Carry none of the pictures over; set down the material below exactly.

- _Dataset extract_
+--

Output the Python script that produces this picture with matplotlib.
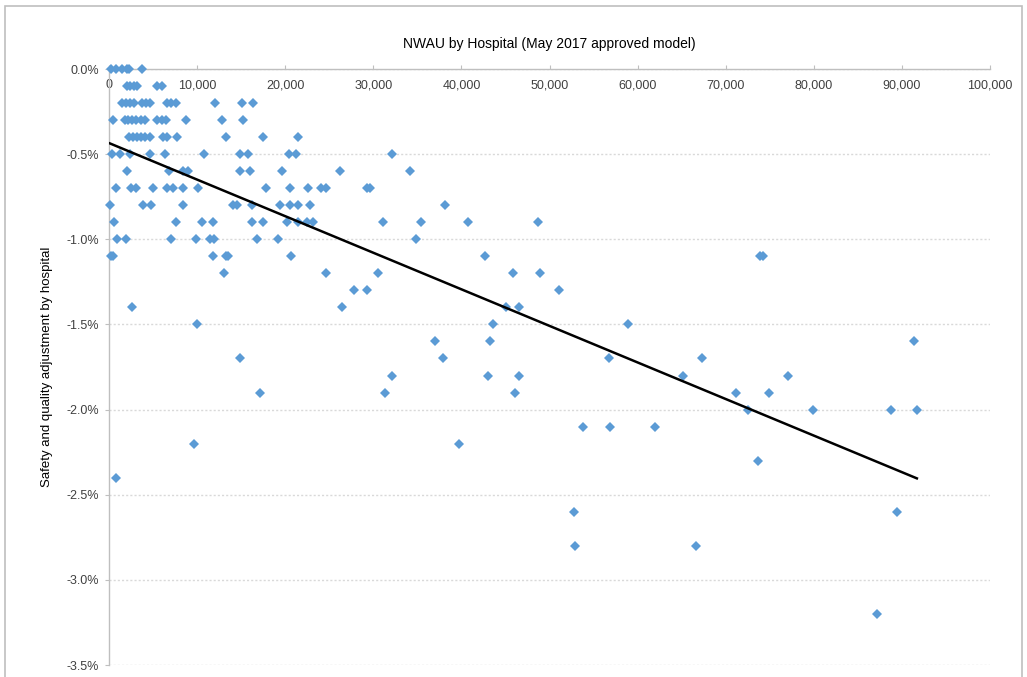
import numpy as np
import matplotlib
matplotlib.use('Agg')
import matplotlib.pyplot as plt
from matplotlib.patches import Rectangle
from matplotlib.ticker import FuncFormatter, MultipleLocator

plt.rcParams['font.family'] = ['Liberation Sans', 'DejaVu Sans']

# NWAU (thousands) grouped by adjustment level (%)
nwau_k = [
    0.2, 0.8, 1.5, 2.0, 2.3, 3.7,                                   # 0.0
    2.0, 2.4, 2.8, 3.2, 5.4, 6.0,                                   # -0.1
    1.5, 1.9, 2.4, 2.8, 3.7, 4.2, 4.7, 6.6, 7.0, 7.6, 12.0, 15.1, 16.3,  # -0.2
    0.4, 1.8, 2.2, 2.6, 3.1, 3.6, 4.1, 5.5, 6.0, 6.5, 8.7, 12.8, 15.2,   # -0.3
    2.3, 2.7, 3.2, 3.6, 4.1, 4.7, 6.1, 6.6, 7.7, 13.3, 17.5, 21.5,       # -0.4
    0.3, 1.2, 2.4, 4.7, 6.4, 10.8, 14.9, 15.8, 20.4, 21.2, 32.1,         # -0.5
    2.0, 6.8, 8.4, 9.0, 14.9, 16.0, 19.6, 26.2, 34.2,                    # -0.6
    0.8, 2.5, 3.1, 5.0, 6.6, 7.3, 8.4, 10.1, 17.8, 20.5, 22.6, 24.1, 24.6, 29.3, 29.6,  # -0.7
    0.1, 3.9, 4.8, 8.4, 14.1, 14.5, 16.2, 19.4, 20.5, 21.5, 22.8, 38.1,  # -0.8
    0.6, 7.6, 10.6, 11.8, 16.2, 17.5, 20.2, 21.5, 22.5, 23.2, 31.1, 35.4, 40.7, 48.7,  # -0.9
    0.9, 1.9, 7.0, 9.9, 11.5, 11.9, 16.8, 19.2, 34.8,                    # -1.0
    0.2, 0.5, 11.8, 13.3, 13.5, 20.7, 42.7, 73.9, 74.2,                  # -1.1
    13.1, 24.6, 30.5, 45.9, 48.9,                                        # -1.2
    27.8, 29.3, 51.1,                                                    # -1.3
    2.6, 26.4, 45.1, 46.5,                                               # -1.4
    10.0, 43.6, 58.9,                                                    # -1.5
    37.0, 43.2, 91.4,                                                    # -1.6
    14.9, 37.9, 56.8, 67.3,                                              # -1.7
    32.1, 43.0, 46.5, 65.2, 77.1,                                        # -1.8
    17.1, 31.3, 46.1, 71.2, 74.9,                                        # -1.9
    72.5, 79.9, 88.8, 91.7,                                              # -2.0
    53.8, 56.9, 62.0,                                                    # -2.1
    9.6, 39.7,                                                           # -2.2
    73.7,                                                                # -2.3
    0.8,                                                                 # -2.4
    52.8, 89.4,                                                          # -2.6
    52.9, 66.6,                                                          # -2.8
    87.2,                                                                # -3.2
]
level_pct = [0.0, -0.1, -0.2, -0.3, -0.4, -0.5, -0.6, -0.7, -0.8, -0.9, -1.0,
             -1.1, -1.2, -1.3, -1.4, -1.5, -1.6, -1.7, -1.8, -1.9, -2.0,
             -2.1, -2.2, -2.3, -2.4, -2.6, -2.8, -3.2]
level_counts = [6, 6, 13, 13, 12, 11, 9, 15, 12, 14, 9,
                9, 5, 3, 4, 3, 3, 4, 5, 5, 4,
                3, 2, 1, 1, 2, 2, 1]

x = np.array(nwau_k) * 1000
y = np.repeat(level_pct, level_counts) / 100.0

fig = plt.figure(figsize=(10.27, 6.77), dpi=100)
fig.patches.append(Rectangle((5 / 1027, -0.05), 1017 / 1027, 1.05 - 6 / 677,
                             transform=fig.transFigure, fill=False,
                             edgecolor='#BFBFBF', linewidth=1.2))

ax = fig.add_axes([109 / 1027, 12 / 677, 881 / 1027, 596 / 677])
ax.set_xlim(0, 100000)
ax.set_ylim(-0.035, 0)

ax.plot(x, y, linestyle='none', marker='D', markersize=5, color='#5B9BD5',
        markeredgewidth=0, clip_on=False, zorder=3)

# linear trendline
k, b = np.polyfit(x, y, 1)
xt = np.array([x.min(), x.max()])
ax.plot(xt, k * xt + b, color='black', linewidth=1.8, zorder=4)

ax.yaxis.set_major_locator(MultipleLocator(0.005))
ax.xaxis.set_major_locator(MultipleLocator(10000))
ax.yaxis.set_major_formatter(FuncFormatter(lambda v, p: f'{v * 100:.1f}%'))
ax.xaxis.set_major_formatter(FuncFormatter(lambda v, p: f'{int(v):,}'))
ax.grid(axis='y', color='#D9D9D9', linestyle=(0, (1.5, 1.5)), linewidth=1)
ax.set_axisbelow(True)

for s in ['right', 'bottom']:
    ax.spines[s].set_visible(False)
for s in ['left', 'top']:
    ax.spines[s].set_color('#BFBFBF')
    ax.spines[s].set_linewidth(1)

ax.tick_params(axis='x', bottom=False, labelbottom=False, top=True, labeltop=True,
               direction='out', length=3, color='#BFBFBF', pad=-19,
               labelsize=9, labelcolor='#404040')
ax.tick_params(axis='y', direction='out', length=3, color='#BFBFBF', pad=4,
               labelsize=9, labelcolor='#404040')

ax.set_ylabel('Safety and quality adjustment by hospital', fontsize=9.5,
              color='#000000', labelpad=10)
fig.text(549 / 1027, 1 - 44 / 677, 'NWAU by Hospital (May 2017 approved model)',
         ha='center', va='center', fontsize=10, color='#000000')

fig.savefig('out.png', dpi=100)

+--

- _Correct answer_
Output the Python script that produces this picture with matplotlib.
import numpy as np
import matplotlib
matplotlib.use('Agg')
import matplotlib.pyplot as plt
from matplotlib.patches import Rectangle
from matplotlib.ticker import FuncFormatter, MultipleLocator

plt.rcParams['font.family'] = ['Liberation Sans', 'DejaVu Sans']

# NWAU (thousands) grouped by adjustment level (%)
nwau_k = [
    0.2, 0.8, 1.5, 2.0, 2.3, 3.7,                                   # 0.0
    2.0, 2.4, 2.8, 3.2, 5.4, 6.0,                                   # -0.1
    1.5, 1.9, 2.4, 2.8, 3.7, 4.2, 4.7, 6.6, 7.0, 7.6, 12.0, 15.1, 16.3,  # -0.2
    0.4, 1.8, 2.2, 2.6, 3.1, 3.6, 4.1, 5.5, 6.0, 6.5, 8.7, 12.8, 15.2,   # -0.3
    2.3, 2.7, 3.2, 3.6, 4.1, 4.7, 6.1, 6.6, 7.7, 13.3, 17.5, 21.5,       # -0.4
    0.3, 1.2, 2.4, 4.7, 6.4, 10.8, 14.9, 15.8, 20.4, 21.2, 32.1,         # -0.5
    2.0, 6.8, 8.4, 9.0, 14.9, 16.0, 19.6, 26.2, 34.2,                    # -0.6
    0.8, 2.5, 3.1, 5.0, 6.6, 7.3, 8.4, 10.1, 17.8, 20.5, 22.6, 24.1, 24.6, 29.3, 29.6,  # -0.7
    0.1, 3.9, 4.8, 8.4, 14.1, 14.5, 16.2, 19.4, 20.5, 21.5, 22.8, 38.1,  # -0.8
    0.6, 7.6, 10.6, 11.8, 16.2, 17.5, 20.2, 21.5, 22.5, 23.2, 31.1, 35.4, 40.7, 48.7,  # -0.9
    0.9, 1.9, 7.0, 9.9, 11.5, 11.9, 16.8, 19.2, 34.8,                    # -1.0
    0.2, 0.5, 11.8, 13.3, 13.5, 20.7, 42.7, 73.9, 74.2,                  # -1.1
    13.1, 24.6, 30.5, 45.9, 48.9,                                        # -1.2
    27.8, 29.3, 51.1,                                                    # -1.3
    2.6, 26.4, 45.1, 46.5,                                               # -1.4
    10.0, 43.6, 58.9,                                                    # -1.5
    37.0, 43.2, 91.4,                                                    # -1.6
    14.9, 37.9, 56.8, 67.3,                                              # -1.7
    32.1, 43.0, 46.5, 65.2, 77.1,                                        # -1.8
    17.1, 31.3, 46.1, 71.2, 74.9,                                        # -1.9
    72.5, 79.9, 88.8, 91.7,                                              # -2.0
    53.8, 56.9, 62.0,                                                    # -2.1
    9.6, 39.7,                                                           # -2.2
    73.7,                                                                # -2.3
    0.8,                                                                 # -2.4
    52.8, 89.4,                                                          # -2.6
    52.9, 66.6,                                                          # -2.8
    87.2,                                                                # -3.2
]
level_pct = [0.0, -0.1, -0.2, -0.3, -0.4, -0.5, -0.6, -0.7, -0.8, -0.9, -1.0,
             -1.1, -1.2, -1.3, -1.4, -1.5, -1.6, -1.7, -1.8, -1.9, -2.0,
             -2.1, -2.2, -2.3, -2.4, -2.6, -2.8, -3.2]
level_counts = [6, 6, 13, 13, 12, 11, 9, 15, 12, 14, 9,
                9, 5, 3, 4, 3, 3, 4, 5, 5, 4,
                3, 2, 1, 1, 2, 2, 1]

x = np.array(nwau_k) * 1000
y = np.repeat(level_pct, level_counts) / 100.0

fig = plt.figure(figsize=(10.27, 6.77), dpi=100)
fig.patches.append(Rectangle((5 / 1027, -0.05), 1017 / 1027, 1.05 - 6 / 677,
                             transform=fig.transFigure, fill=False,
                             edgecolor='#BFBFBF', linewidth=1.2))

ax = fig.add_axes([109 / 1027, 12 / 677, 881 / 1027, 596 / 677])
ax.set_xlim(0, 100000)
ax.set_ylim(-0.035, 0)

ax.plot(x, y, linestyle='none', marker='D', markersize=5, color='#5B9BD5',
        markeredgewidth=0, clip_on=False, zorder=3)

# linear trendline
k, b = np.polyfit(x, y, 1)
xt = np.array([x.min(), x.max()])
ax.plot(xt, k * xt + b, color='black', linewidth=1.8, zorder=4)

ax.yaxis.set_major_locator(MultipleLocator(0.005))
ax.xaxis.set_major_locator(MultipleLocator(10000))
ax.yaxis.set_major_formatter(FuncFormatter(lambda v, p: f'{v * 100:.1f}%'))
ax.xaxis.set_major_formatter(FuncFormatter(lambda v, p: f'{int(v):,}'))
ax.grid(axis='y', color='#D9D9D9', linestyle=(0, (1.5, 1.5)), linewidth=1)
ax.set_axisbelow(True)

for s in ['right', 'bottom']:
    ax.spines[s].set_visible(False)
for s in ['left', 'top']:
    ax.spines[s].set_color('#BFBFBF')
    ax.spines[s].set_linewidth(1)

ax.tick_params(axis='x', bottom=False, labelbottom=False, top=True, labeltop=True,
               direction='out', length=3, color='#BFBFBF', pad=-19,
               labelsize=9, labelcolor='#404040')
ax.tick_params(axis='y', direction='out', length=3, color='#BFBFBF', pad=4,
               labelsize=9, labelcolor='#404040')

ax.set_ylabel('Safety and quality adjustment by hospital', fontsize=9.5,
              color='#000000', labelpad=10)
fig.text(549 / 1027, 1 - 44 / 677, 'NWAU by Hospital (May 2017 approved model)',
         ha='center', va='center', fontsize=10, color='#000000')

fig.savefig('out.png', dpi=100)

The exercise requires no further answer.